Amid the clinking wine glasses and clattering flatware came a familiar shout—”Here we go, Steelers, here we go!”—followed shortly thereafter by an opera singer’s “Ave Maria.”
None of it felt strange or out of place. In fact, was it almost perfectly Pittsburgh—just as Micheal Sparks intended it to be.
Sparks—organizer of the national pop-up dinner series Underground Kitchen—brought the event to his hometown for the first time Wednesday night, showcasing a spectacular six-course meal for a sold-out crowd at the August Wilson Center for African American Culture. Details of the dinner, including its menu and location, were kept under wraps until shortly before the event, giving the evening’s festivities—which included an opera performance, a DJ set and (naturally) a few spontaneous Steelers chants—an added touch of surprise.

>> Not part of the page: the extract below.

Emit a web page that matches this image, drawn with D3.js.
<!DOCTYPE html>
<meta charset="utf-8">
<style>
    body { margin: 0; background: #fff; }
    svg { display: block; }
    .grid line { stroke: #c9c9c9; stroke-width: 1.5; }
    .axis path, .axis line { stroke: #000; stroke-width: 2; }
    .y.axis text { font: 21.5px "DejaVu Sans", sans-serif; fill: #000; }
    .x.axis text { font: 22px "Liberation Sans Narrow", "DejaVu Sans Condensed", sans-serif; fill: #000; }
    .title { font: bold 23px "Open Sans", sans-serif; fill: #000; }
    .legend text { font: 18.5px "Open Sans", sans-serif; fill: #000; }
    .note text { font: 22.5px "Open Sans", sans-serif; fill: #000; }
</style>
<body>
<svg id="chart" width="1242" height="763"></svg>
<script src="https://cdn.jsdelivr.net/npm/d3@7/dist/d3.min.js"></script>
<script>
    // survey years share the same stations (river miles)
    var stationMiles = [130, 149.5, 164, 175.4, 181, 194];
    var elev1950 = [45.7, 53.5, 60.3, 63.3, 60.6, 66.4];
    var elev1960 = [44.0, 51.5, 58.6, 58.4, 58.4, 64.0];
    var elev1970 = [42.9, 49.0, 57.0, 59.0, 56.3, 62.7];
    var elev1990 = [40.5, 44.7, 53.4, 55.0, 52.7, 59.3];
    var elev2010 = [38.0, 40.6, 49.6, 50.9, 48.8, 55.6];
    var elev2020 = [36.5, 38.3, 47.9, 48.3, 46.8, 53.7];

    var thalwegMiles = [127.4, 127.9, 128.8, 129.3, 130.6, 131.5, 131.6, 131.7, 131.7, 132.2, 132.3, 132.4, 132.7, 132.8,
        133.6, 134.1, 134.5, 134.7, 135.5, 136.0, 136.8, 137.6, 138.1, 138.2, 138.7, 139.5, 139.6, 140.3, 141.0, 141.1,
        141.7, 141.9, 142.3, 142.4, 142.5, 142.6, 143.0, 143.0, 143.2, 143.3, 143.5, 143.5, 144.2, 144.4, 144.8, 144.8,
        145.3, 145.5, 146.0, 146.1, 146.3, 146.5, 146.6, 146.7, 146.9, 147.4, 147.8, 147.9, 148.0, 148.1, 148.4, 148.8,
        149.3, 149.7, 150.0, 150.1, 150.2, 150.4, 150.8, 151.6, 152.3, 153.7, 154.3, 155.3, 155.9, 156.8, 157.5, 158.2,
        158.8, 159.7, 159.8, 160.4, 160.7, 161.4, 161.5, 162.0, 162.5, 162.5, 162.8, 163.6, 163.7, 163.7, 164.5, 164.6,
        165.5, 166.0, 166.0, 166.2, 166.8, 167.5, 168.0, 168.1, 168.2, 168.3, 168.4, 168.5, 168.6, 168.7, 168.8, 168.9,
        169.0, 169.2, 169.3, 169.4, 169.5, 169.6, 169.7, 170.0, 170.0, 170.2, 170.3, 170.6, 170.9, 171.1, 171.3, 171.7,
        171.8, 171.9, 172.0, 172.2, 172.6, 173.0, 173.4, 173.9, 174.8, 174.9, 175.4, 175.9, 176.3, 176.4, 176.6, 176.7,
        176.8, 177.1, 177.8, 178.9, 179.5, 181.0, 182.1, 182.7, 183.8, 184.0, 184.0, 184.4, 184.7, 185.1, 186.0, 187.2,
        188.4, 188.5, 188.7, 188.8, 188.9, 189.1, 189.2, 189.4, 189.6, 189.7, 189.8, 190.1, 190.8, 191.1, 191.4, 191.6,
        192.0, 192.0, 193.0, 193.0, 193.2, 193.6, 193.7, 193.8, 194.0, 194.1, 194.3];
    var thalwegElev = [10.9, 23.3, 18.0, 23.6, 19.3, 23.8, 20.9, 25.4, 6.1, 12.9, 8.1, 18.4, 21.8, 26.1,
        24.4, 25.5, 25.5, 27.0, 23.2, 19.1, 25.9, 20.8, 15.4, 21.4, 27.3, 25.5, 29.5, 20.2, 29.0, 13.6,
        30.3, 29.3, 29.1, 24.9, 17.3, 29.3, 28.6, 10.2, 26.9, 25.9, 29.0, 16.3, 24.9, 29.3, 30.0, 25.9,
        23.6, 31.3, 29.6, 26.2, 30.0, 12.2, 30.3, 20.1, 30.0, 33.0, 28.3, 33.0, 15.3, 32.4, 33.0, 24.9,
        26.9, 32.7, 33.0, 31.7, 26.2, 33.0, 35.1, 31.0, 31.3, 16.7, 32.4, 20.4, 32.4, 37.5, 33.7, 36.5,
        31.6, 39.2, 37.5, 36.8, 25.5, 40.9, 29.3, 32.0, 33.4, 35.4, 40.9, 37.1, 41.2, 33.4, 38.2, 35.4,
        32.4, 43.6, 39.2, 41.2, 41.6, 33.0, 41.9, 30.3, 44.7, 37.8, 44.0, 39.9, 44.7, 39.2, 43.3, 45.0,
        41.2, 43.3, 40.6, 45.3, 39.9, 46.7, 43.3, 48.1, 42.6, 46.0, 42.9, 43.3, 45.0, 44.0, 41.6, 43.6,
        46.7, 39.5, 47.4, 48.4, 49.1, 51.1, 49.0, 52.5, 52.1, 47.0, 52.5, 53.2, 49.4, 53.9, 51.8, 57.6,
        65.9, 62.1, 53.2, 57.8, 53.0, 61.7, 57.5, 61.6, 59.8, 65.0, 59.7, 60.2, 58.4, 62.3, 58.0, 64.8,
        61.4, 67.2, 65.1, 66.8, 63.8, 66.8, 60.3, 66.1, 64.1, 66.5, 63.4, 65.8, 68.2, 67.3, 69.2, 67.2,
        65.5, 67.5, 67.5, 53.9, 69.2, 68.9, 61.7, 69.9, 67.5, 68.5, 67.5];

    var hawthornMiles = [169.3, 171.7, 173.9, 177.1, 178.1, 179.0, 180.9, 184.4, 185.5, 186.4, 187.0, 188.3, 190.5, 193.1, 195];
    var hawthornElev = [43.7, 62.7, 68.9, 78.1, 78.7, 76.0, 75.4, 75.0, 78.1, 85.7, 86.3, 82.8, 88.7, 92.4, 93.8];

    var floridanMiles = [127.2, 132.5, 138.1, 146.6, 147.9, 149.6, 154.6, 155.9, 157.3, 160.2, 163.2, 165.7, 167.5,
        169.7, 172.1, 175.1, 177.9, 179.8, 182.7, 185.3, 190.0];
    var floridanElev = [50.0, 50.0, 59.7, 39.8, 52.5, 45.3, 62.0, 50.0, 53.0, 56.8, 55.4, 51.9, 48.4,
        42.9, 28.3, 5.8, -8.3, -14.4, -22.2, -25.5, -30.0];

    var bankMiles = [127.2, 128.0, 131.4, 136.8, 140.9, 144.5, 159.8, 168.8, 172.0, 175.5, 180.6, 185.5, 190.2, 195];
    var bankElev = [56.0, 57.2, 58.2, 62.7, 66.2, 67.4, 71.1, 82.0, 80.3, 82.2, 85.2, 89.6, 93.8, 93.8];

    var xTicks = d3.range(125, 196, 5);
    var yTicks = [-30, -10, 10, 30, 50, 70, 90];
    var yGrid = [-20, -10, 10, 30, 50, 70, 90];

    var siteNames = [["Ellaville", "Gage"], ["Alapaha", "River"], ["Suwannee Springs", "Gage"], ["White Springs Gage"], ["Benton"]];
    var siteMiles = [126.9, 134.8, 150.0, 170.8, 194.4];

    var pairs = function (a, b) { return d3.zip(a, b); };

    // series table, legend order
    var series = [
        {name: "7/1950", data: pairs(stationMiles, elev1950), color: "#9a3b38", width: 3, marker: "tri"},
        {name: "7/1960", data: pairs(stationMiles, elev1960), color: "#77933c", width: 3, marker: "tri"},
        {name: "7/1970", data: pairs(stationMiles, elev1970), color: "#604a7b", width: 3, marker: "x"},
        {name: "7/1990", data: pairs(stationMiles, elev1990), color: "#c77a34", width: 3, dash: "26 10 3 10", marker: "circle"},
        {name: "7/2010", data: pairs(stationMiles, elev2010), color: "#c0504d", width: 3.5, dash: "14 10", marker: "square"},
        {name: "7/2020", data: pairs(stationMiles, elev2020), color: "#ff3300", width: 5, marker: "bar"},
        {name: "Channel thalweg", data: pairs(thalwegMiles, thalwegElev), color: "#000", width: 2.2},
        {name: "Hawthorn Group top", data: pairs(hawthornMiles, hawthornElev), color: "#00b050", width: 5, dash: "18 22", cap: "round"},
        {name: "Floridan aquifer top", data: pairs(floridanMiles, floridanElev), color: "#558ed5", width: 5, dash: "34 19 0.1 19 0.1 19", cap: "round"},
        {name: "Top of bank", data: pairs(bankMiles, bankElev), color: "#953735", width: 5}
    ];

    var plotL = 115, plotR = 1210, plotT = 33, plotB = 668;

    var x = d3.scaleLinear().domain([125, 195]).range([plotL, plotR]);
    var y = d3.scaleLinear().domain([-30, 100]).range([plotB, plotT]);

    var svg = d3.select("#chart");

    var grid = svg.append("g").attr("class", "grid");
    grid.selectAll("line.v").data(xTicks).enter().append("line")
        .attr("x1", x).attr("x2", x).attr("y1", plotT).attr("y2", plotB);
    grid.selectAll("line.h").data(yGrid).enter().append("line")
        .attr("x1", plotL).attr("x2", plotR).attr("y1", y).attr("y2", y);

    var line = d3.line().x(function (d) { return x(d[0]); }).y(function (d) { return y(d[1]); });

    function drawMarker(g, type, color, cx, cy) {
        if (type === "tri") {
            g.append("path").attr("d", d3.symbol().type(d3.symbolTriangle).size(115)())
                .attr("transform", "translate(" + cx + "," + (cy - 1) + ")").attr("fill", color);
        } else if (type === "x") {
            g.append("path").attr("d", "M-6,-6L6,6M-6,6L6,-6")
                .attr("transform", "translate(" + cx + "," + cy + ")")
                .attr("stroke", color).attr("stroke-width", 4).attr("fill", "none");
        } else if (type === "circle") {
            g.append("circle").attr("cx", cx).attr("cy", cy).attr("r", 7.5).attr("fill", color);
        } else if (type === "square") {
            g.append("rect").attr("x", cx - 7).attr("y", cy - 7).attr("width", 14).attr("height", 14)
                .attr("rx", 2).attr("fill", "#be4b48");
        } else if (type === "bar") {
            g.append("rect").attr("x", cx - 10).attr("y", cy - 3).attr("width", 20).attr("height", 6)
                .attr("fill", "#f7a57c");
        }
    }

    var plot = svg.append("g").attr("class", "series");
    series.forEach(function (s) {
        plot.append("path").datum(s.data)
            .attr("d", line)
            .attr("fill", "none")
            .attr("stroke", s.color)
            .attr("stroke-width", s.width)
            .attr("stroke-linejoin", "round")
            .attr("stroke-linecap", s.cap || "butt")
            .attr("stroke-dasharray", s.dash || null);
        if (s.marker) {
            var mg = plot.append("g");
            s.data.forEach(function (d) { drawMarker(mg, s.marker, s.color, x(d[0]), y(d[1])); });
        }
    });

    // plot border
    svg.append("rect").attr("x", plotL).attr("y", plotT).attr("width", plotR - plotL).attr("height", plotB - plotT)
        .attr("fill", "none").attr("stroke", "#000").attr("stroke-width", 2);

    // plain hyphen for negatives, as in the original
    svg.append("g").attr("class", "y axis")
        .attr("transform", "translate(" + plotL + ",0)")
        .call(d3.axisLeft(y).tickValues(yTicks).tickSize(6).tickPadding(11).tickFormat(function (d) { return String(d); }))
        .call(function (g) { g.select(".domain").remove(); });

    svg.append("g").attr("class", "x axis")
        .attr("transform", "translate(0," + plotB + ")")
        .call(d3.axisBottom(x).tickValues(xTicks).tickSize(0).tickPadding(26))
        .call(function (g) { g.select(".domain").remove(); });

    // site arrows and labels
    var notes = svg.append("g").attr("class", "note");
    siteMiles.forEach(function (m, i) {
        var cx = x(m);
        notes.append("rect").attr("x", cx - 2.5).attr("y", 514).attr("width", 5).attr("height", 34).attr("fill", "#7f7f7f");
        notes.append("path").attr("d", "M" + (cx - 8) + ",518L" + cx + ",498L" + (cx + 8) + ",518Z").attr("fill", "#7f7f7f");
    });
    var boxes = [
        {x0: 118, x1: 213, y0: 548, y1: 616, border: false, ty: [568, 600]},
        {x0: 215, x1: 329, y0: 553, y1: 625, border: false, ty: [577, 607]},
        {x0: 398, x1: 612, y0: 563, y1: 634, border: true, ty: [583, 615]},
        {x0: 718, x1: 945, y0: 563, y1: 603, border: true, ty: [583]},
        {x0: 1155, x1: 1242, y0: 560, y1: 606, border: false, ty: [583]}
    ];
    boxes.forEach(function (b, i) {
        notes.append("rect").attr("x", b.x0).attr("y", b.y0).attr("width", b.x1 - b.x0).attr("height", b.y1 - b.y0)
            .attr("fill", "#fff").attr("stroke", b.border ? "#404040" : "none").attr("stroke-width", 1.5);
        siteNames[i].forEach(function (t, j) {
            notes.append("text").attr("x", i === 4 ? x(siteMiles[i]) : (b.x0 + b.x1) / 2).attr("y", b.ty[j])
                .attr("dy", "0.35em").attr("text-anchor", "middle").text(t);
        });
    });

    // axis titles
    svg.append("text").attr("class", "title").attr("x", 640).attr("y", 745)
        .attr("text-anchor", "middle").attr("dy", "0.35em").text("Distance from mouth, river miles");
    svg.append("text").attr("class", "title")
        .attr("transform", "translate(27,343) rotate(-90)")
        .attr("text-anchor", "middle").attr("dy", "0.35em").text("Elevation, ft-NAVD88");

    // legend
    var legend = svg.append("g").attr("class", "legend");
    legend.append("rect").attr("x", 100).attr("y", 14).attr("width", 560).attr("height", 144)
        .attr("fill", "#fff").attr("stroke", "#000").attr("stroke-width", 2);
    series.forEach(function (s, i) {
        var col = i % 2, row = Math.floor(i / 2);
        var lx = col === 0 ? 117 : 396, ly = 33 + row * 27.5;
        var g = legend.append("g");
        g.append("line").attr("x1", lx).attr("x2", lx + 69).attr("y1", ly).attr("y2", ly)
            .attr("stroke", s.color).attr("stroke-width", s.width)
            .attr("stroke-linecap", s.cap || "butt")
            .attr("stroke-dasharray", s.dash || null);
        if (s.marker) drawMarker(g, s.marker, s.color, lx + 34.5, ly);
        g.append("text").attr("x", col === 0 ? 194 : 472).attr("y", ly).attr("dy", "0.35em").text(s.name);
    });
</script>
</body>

They say every displaced Pittsburgher eventually finds a way back. Maybe so, but few can plan a homecoming quite like Sparks.

“The whole thing is phenomenal,” said Bridget Ford, one of 65 diners at the event. “It opens doors for people to taste things they’ve never tasted before. [Sparks] has this ability to make everyone feel welcome. Outsiders feel like insiders, and everyone has a great time. It’s like magic.”
For Sparks, it’s all part of the experience he sets out to create: a jubilant meld of food and camaraderie. “It’s like Cirque du Soleil meets a dinner party,” he says of Underground Kitchen. “Growing up in Pittsburgh, our family meals were where everything happened. We took them seriously—we’re the kind of people who take a month to plan a tailgate party. So in bringing Underground Kitchen to Pittsburgh, I knew I had to get it right.”
To do so, Sparks enlisted J. Ponder, a traveling chef who rose to prominence after taking home the top prize on the Food Network’s Cutthroat Kitchen. A Georgia native who now lives in Virginia Beach, Ponder had never been to Pittsburgh when he got the call from Sparks. “He told me, ‘This is Pittsburgh—we have to wow them,’” says Ponder. “So I researched what Pittsburghers eat and what the culture is like here. I found that it’s really a melting pot—it’s not like Miami, where seafood is everything, or Maryland, where everyone eats crab.”
To reflect the city’s varied tastes, Ponder created “Air, Land & Sea,” a menu featuring everything from duck breast with raisin mostarda to lamb chops with cous cous and pan-seared salmon with pumpkin squash purée. “I was trained as a French chef in culinary school, so I went with some classic French techniques,” he says. “The sauces, the cooking methods, and keeping it simple with salt and pepper—it lets the ingredients speak for themselves.”
Giving Ponder a platform for his award-winning work is part of Underground Kitchen’s mission, says Sparks. “Nationally, minority and women chefs rarely get the exposure they deserve.” Featuring Ponder—a Black chef—was one way Sparks could counteract that, he says, and “the August Wilson Center was the perfect place to do that.”
The Center is special for another reason, too, says Sparks—it’s a symbol of just how much his hometown has changed. “As a young African-American man from Pittsburgh, I couldn’t make it here as a designer,” he says of his early career. “I knew from an early age that I had to get out. So the fact that so much is happening here, and that this beautiful Center exists now, warms my heart.”
Sparks’ career as a designer has taken him around the world: First as creative director for Louis Vuitton in Madrid; then to New York City to open his own design business; and finally to Richmond, Virginia, where he now lives with his partner. It was there, he says, that he developed the idea for Underground Kitchen. “Richmond, like Pittsburgh, is very much a car community. You get in your car in the morning and you drive to the office, and then you drive home. You never have to talk to anybody except your colleagues. Being the people person that I am, I found that really difficult after living in New York.”
To get to know their neighbors, Sparks and his partner began inviting them over for drinks. “Well, drinks turn into dinner, and dinner turns into people begging to come back for more,” says Sparks, laughing. “It kind of got out of hand. So we started hiring chefs to come to our house and cook, and eventually it developed into this pop-up dinner series that we could use to raise money for worthy causes.”
Since 2010, says Sparks, Underground Kitchen has given scholarships to hospitality and culinary students. “The whole thing just keeps growing,” he says, who has operated in numerous cities.
As of Wednesday night, Sparks can add his hometown to the list. And with a second Pittsburgh event planned for November, he hopes to share his family’s ethos with even more eager diners. “My family taught me that food is where the heart is,” he says. “Food is how you understand where people are coming from. You know, we live in such a crazy political climate—people are trying to divide us. But food shows us how to come together, to support one another, to love one another.”